The upstairs contains costumes and memorabilia from several of Costner’s films including his recent History Channel special on the Hatfields and McCoys. But look what Joe and I found!
And now the story of Deadwood’s Elite:
The next day we visited the Adams Museum and took a Deadwood Tour, you guessed it, courtesy Kevin Costner again!
Sparing no expense, we traveled in style!
The streets of Deadwood today.
Leading downtown, is the “Original Saloon #10,” the supposed bar that Wild Bill was shot and killed in while playing poker. However, several of the bars in Deadwood do reenactments in the afternoon daily. You could, if you wanted, witness Wild Bill being killed more than once in the town of Deadwood.
Take a look at the handles on the doors!
Alright, alright…Wild Bill, originally named James Butler Hickok, was born in Illinois and started his career as a peace officer. When the Civil War broke out, Hickok took more determined authority and entered the army, acting as a scout and spy. From there, the stories unfolded and James became Wild Bill, a man so quick with his pistol, you best not upset him.
History tells us that Hickok was a great shot, but we can also denounce he was a bit of drinker and probably a little trigger happy. The man actually shot his own deputy after a street duel with another man. Hickok heard footsteps behind him, turned and shot, only to discover it was one of his own.

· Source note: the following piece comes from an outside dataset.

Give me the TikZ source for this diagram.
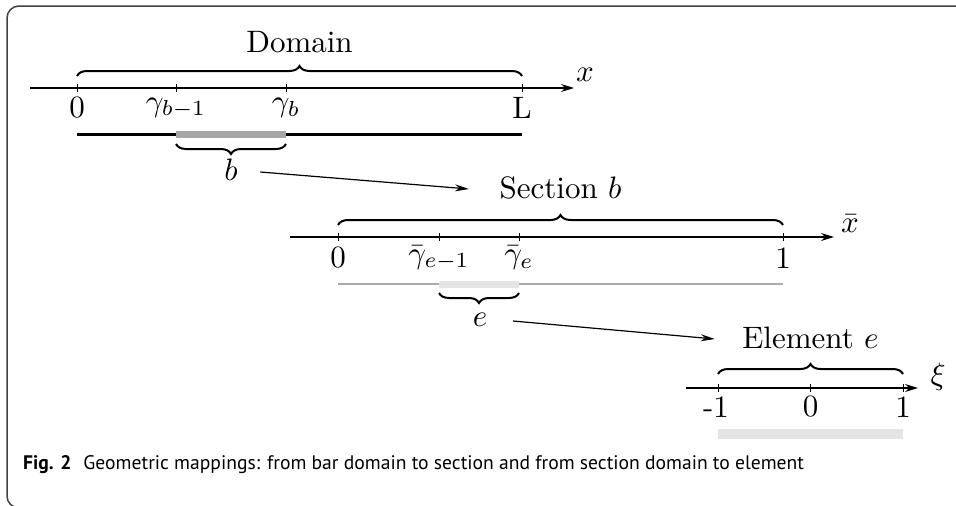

He moved to Deadwood in the late 1800’s, after bumming for years as a personal guide, spokesperson, and even theatrical member of the Buffalo Bill show. Deadwood at the time was a mining town, everyone looking for gold and no law to intervene on who’s gold it was. Hickok didn’t come to mine however, he came to gamble. But after only 3 weeks in Deadwood, Jack McCall shot Hickok in the back while playing a game of poker. He’s now buried on the top of Mount Moriah Cemetery (also known as Boot Hill Cemetery).
Buried next to Wild Bill is Calamity Jane. I admit, I didn’t know much of her story before coming to Deadwood. I heard the name and expected courageous tales of bravery and feminism! I was wanting to love her!
In truth, Jane was a hard edged woman, known as much for her drink as her accuracy with a shotgun. She was the only woman who waltzed into a bar and outdrank the men every time with 100 proof whiskey. When she ran out of money for liquor, she occasionally *eh hem* entertained men at the brothel owned by Poker Alice.
Other characters include Canadian born Seth Bullock, who actually created the resolution that was later adopted to establish Yellowstone National Park. He also befriended and rode with with Theodore Roosevelt as one of the Rough Riders, and is known for being Deadwood’s first sheriff – an official appointment that chronicled the changing face of Deadwood as slum to Deadwood as annexed town.
No story is complete without a villain, and Deadwood had it’s fair share to choose from. Before government officials began to settle in, and before Bullock was sheriff, there was Al Swearengen. Al was the saloon owner of one the most notorious establishments in Deadwood, The Gem Theater.
Raking in upwards of $5,000 – $10,000 a night, Al operated a whorehouse, gambling establishment, and dealt opium too. He was a cruel man, advertising jobs for women as maids. Once they arrived, they learned the truth about his theater and were often too poor to return home. They were forced into prostitution.
The area of The Gem and other brothels became known as “the Badlands.”
Deadwood the TV Show:
When Joe and I got back from vacation, I immediately requested season one of Deadwood from our library. The show has an amazing cast and really portrayed the town well. The set and costumes are spectacular.
I’ll warn you, there’s a lot of swearing. But it’s to signify the way they talked in a town overrun with gamblers and thieves for its inhabitants. Most of the words they would’ve spoken don’t make much sense in today’s terms, so the show is modernized with that liberality.
I highly recommend checking out the show, and it is my new guilty pleasure. The actress who plays Calamity Jane is slowly winning me over again; we’ll see.
What do you think of the boomtown Wild West world of Deadwood? Would you want to travel there? How about live there in the 1800’s? If you could go back in time, who would you want to hang out with?